How K-Culture Put Korean Cuisine on the Global Mainstage

Korean cuisine did not arrive globally by accident.

It arrived through repetition, visibility, and discipline — cultural first, culinary second.

For decades, Korean restaurants operated in diaspora communities with limited mainstream recognition. The food was strong. The infrastructure was modest. Then the export of culture accelerated. Music, cinema, television, and digital platforms normalized Korean language and imagery in Western households. Once audiences could pronounce kimchi, gochujang, and bibimbap without hesitation, the barrier to entry fell.

Cultural familiarity reduces culinary risk.

That shift changed everything.

Media as Appetite Engine

K-dramas and streaming platforms did more than entertain. They framed food as narrative. Late-night ramyun scenes, shared barbecue tables, street-stall tteokbokki — these were not background props. They were emotional anchors.

Crucially, subtitles began naming dishes instead of flattening them into generic “spicy noodles” or “stew.” Terminology traveled intact.

Social platforms accelerated the effect. Mukbang culture turned eating into spectacle. TikTok mainstreamed gochujang into Western pantries. Grocery chains followed demand with shelf space.

The result was predictable: diners who had already “seen” Korean food felt comfortable ordering it.

Restaurants benefited from cultural preconditioning.

Flavor Architecture That Travels Well

Korean cuisine resonates globally because its structure balances intensity with accessibility.

Gochujang delivers sweetness before heat. Gochugaru adds warmth without overwhelming bitterness. Fermented soybean pastes deepen flavor without the sharpness some Western diners associate with fish sauce or anchovy.

These profiles create entry points.

Fermentation, in particular, aligns with modern interest in gut health and preservation. Kimchi and jang offer both umami depth and a perceived wellness advantage. Operators can lean into that narrative without distortion because it is grounded in practice.

Customization also matters. Banchan, ssam, and grill-at-the-table formats empower diners to construct bites themselves. This interactive element translates well in markets that value personalization.

Korean cuisine does not demand passivity.

It invites participation.

The Fine-Dining Translation

High-end restaurants such as Atomix, Jungsik, Mingles, Mosu, and COTE demonstrate how Korean technique adapts to contemporary tasting formats without abandoning identity.

Fermentation is not decorative in these kitchens. It is foundational. House-made jangs replace generic sauces. Broths are clarified with precision. Charcoal grilling is disciplined rather than theatrical.

The best of these restaurants avoid fusion confusion. They reinterpret structure, not flavor memory. A sea urchin bibimbap still reads as bibimbap.
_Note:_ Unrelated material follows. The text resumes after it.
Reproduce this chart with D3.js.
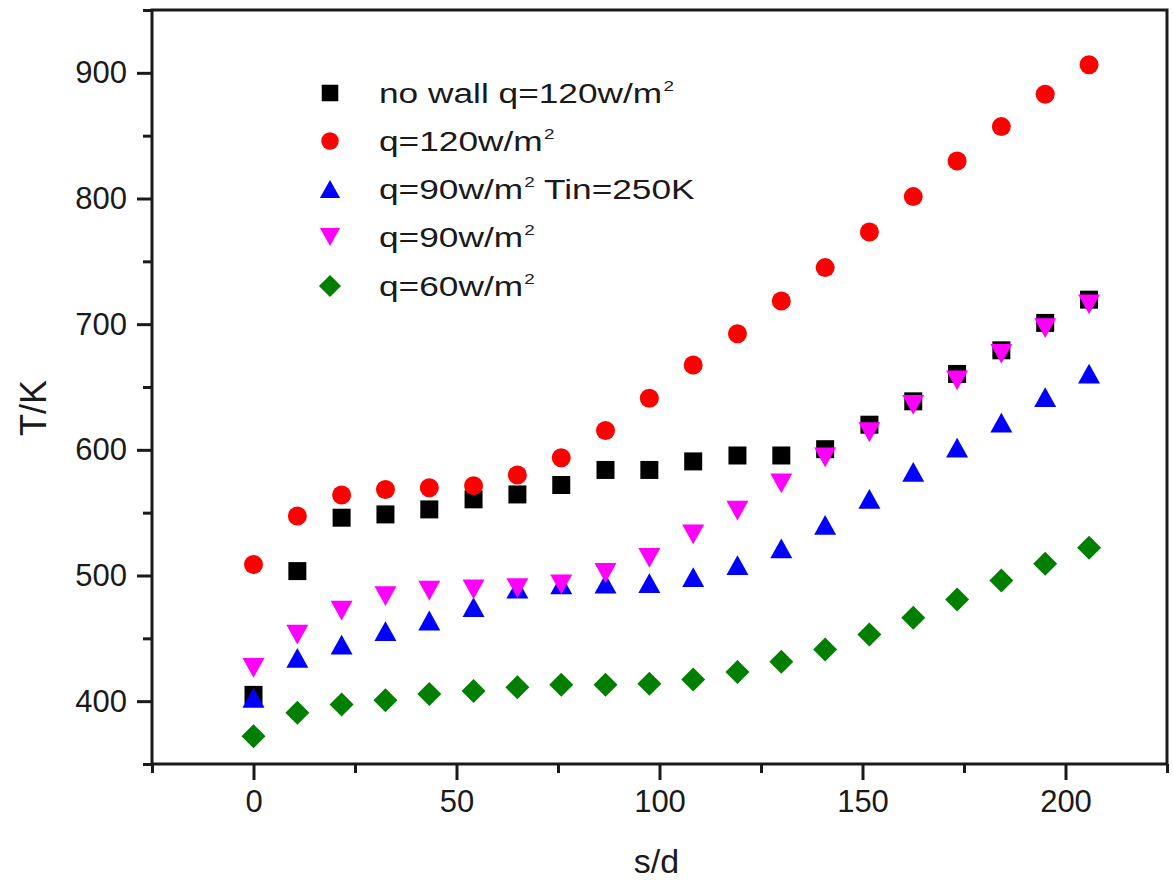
<!DOCTYPE html>
<html>
<head>
<meta charset="utf-8">
<script src="https://cdn.jsdelivr.net/npm/d3@7"></script>
<style>
  body { margin: 0; background: #fff; }
  text { font-family: "Liberation Sans", Arial, sans-serif; fill: #1a1a1a; }
</style>
</head>
<body>
<svg id="chart" width="1173" height="880"></svg>
<script>
// Position along the channel, s/d
const sd = [0, 10.8, 21.7, 32.5, 43.3, 54.2, 65, 75.8, 86.7, 97.5,
            108.3, 119.2, 130, 140.8, 151.7, 162.5, 173.3, 184.2, 195, 205.8];

// Temperature T (K) for each case
const noWallQ120 = [405, 503.5, 546, 548.6, 552.6, 560.6, 564.5, 572, 584, 584,
                    590.8, 595.5, 595.5, 600.5, 620, 638.6, 660.4, 679.2, 701, 719.5];
const q120 = [508.8, 547.3, 564, 568.5, 569.8, 571.5, 580, 593.7, 615.4, 641,
              667.5, 692.4, 718.5, 745, 773.4, 801.5, 829.9, 857.2, 883, 906.4];
const q90Tin250 = [402.7, 434.5, 445, 455.7, 464.2, 474.8, 489.5, 493, 493.5, 494,
                   498.7, 508.3, 521.6, 540.3, 561, 582.5, 601.7, 621.6, 642, 660.6];
const q90 = [426.5, 453, 472, 483.6, 488, 489, 490, 493, 502, 514.1,
             532.7, 551.7, 573.3, 594, 614, 635.7, 655.3, 676.3, 696.8, 715.8];
const q60 = [372, 390.7, 397.3, 400.8, 405.8, 408, 411, 413, 413, 413.8,
             417.3, 423.3, 431.3, 441.2, 453.1, 466.3, 481, 496, 509.3, 522];

// Legend labels: text before the superscript, the superscript, text after it
const legendMain = ["no wall q=120w/m", "q=120w/m", "q=90w/m", "q=90w/m", "q=60w/m"];
const legendSup = ["2", "2", "2", "2", "2"];
const legendPost = ["", "", " Tin=250K", "", ""];

// Axis ticks
const xMajorTicks = [0, 50, 100, 150, 200];
const xMinorTicks = [-25, 25, 75, 125, 175, 225];
const yMajorTicks = [400, 500, 600, 700, 800, 900];
const yMinorTicks = [350, 450, 550, 650, 750, 850, 950];

const xTitle = "s/d";
const yTitle = "T/K";

// ---- layout ----
const plotLeft = 152, plotRight = 1167, plotTop = 10, plotBottom = 764;
const svg = d3.select("#chart");

const x = d3.scaleLinear().domain([-25, 225]).range([plotLeft, plotRight]);
const y = d3.scaleLinear().domain([350, 950]).range([plotBottom, plotTop]);

// marker shapes (centred on their bounding box)
const shapes = {
  square: s => `M${-s/2},${-s/2}h${s}v${s}h${-s}Z`,
  circle: s => d3.symbol(d3.symbolCircle, Math.PI * (s/2) * (s/2))(),
  up: s => `M0,${-s*0.45}L${s*0.5},${s*0.45}L${-s*0.5},${s*0.45}Z`,
  down: s => `M0,${s*0.45}L${s*0.5},${-s*0.45}L${-s*0.5},${-s*0.45}Z`,
  diamond: s => `M0,${-s/2}L${s/2},0L0,${s/2}L${-s/2},0Z`
};

const series = [
  { values: noWallQ120, color: "#000000", shape: "square", size: 18 },
  { values: q120,       color: "#ff0000", shape: "circle", size: 19 },
  { values: q90Tin250,  color: "#0000ff", shape: "up",     size: 22 },
  { values: q90,        color: "#ff00ff", shape: "down",   size: 22 },
  { values: q60,        color: "#007f00", shape: "diamond", size: 24 }
];

// ---- axes ----
const axisStyle = g => {
  g.selectAll("path.domain").remove();
  g.selectAll("line").attr("stroke", "#1a1a1a").attr("stroke-width", 3);
  g.selectAll("text").style("font-size", "31px").attr("fill", "#1a1a1a");
};

svg.append("g")
  .attr("transform", `translate(0,${plotBottom})`)
  .call(d3.axisBottom(x).tickValues(xMajorTicks).tickSize(16).tickSizeOuter(0).tickPadding(10).tickFormat(d3.format("d")))
  .call(axisStyle);
svg.append("g")
  .attr("transform", `translate(0,${plotBottom})`)
  .call(d3.axisBottom(x).tickValues(xMinorTicks).tickSize(9).tickSizeOuter(0).tickFormat(""))
  .call(axisStyle);

svg.append("g")
  .attr("transform", `translate(${plotLeft},0)`)
  .call(d3.axisLeft(y).tickValues(yMajorTicks).tickSize(15).tickSizeOuter(0).tickPadding(10).tickFormat(d3.format("d")))
  .call(axisStyle);
svg.append("g")
  .attr("transform", `translate(${plotLeft},0)`)
  .call(d3.axisLeft(y).tickValues(yMinorTicks).tickSize(9).tickSizeOuter(0).tickFormat(""))
  .call(axisStyle);

// frame
svg.append("rect")
  .attr("x", plotLeft).attr("y", plotTop)
  .attr("width", plotRight - plotLeft).attr("height", plotBottom - plotTop)
  .attr("fill", "none").attr("stroke", "#1a1a1a").attr("stroke-width", 3);

// axis titles
svg.append("text")
  .attr("x", (plotLeft + plotRight) / 2 - 3).attr("y", 873)
  .attr("text-anchor", "middle")
  .style("font-size", "34px")
  .text(xTitle);

svg.append("text")
  .attr("transform", `translate(46,408) rotate(-90)`)
  .attr("text-anchor", "middle")
  .style("font-size", "36px")
  .text(yTitle);

// ---- data points ----
series.forEach(s => {
  svg.append("g")
    .selectAll("path")
    .data(s.values.map((v, i) => [sd[i], v]))
    .join("path")
    .attr("d", shapes[s.shape](s.size))
    .attr("transform", d => `translate(${x(d[0])},${y(d[1])})`)
    .attr("fill", s.color);
});

// ---- legend ----
const legend = svg.append("g");
const rowY = [93, 141, 189, 237, 286];
series.forEach((s, i) => {
  legend.append("path")
    .attr("d", shapes[s.shape](s.size * 0.92))
    .attr("transform", `translate(330,${rowY[i]})`)
    .attr("fill", s.color);

  const t = legend.append("text")
    .attr("transform", `translate(379,${rowY[i] + 10}) scale(1.26,1)`)
    .style("font-size", "28px");
  t.append("tspan").text(legendMain[i]);
  t.append("tspan").attr("dx", 1).attr("dy", -12).style("font-size", "15px").text(legendSup[i]);
  if (legendPost[i]) {
    t.append("tspan").attr("dy", 12).text(legendPost[i]);
  }
});
</script>
</body>
</html>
A galbi glaze still carries jang depth.

That restraint preserves credibility.

Technique Beneath the Hype

Three technical pillars explain the cuisine’s durability:

Fermentation as time management.

Jang and kimchi are not simply flavor enhancers. They stabilize supply chains and deepen yield. Long fermentation extends product life and intensifies taste without added cost.

Charcoal as calibrated heat.

Traditional Korean grilling emphasizes distance and timing. The objective is gradient, not scorch. When executed properly, smoke enhances rather than dominates.

Grain as structural counterbalance.

Rice and barley are not fillers. They regulate salt and spice. Nurungji — the toasted crust at the bottom of the pot — exemplifies how texture and contrast are engineered deliberately.

These are not trends.

They are systems.

What This Means for Operators

Korean cuisine’s rise demonstrates that cultural storytelling must precede culinary expansion. Visibility builds comfort. Comfort builds demand.

Restaurants incorporating Korean elements without understanding fermentation cycles, charcoal management, or balance architecture often flatten the cuisine into “spicy barbecue.” Those that study structure — not just flavor — build longevity.

The global success of Korean food is not novelty-driven. It is system-driven.

Discipline sustains what hype introduces.

Where It Moves Next

Expect continued regional specificity within Korea itself — Jeolla fermentation traditions, temple cuisine, vegetable-forward hansik. Expect makgeolli programs treated with the seriousness of grower Champagne. Expect more grain-driven desserts built on barley, rice syrup, and jujube rather than sugar-heavy Western forms.

The next phase will reward nuance.

The global mainstage is no longer experimental.

It is competitive.

Korean cuisine earned its place there not through spectacle, but through structure — flavor systems built on time, balance, and communal rhythm.

That foundation is why we keep returning.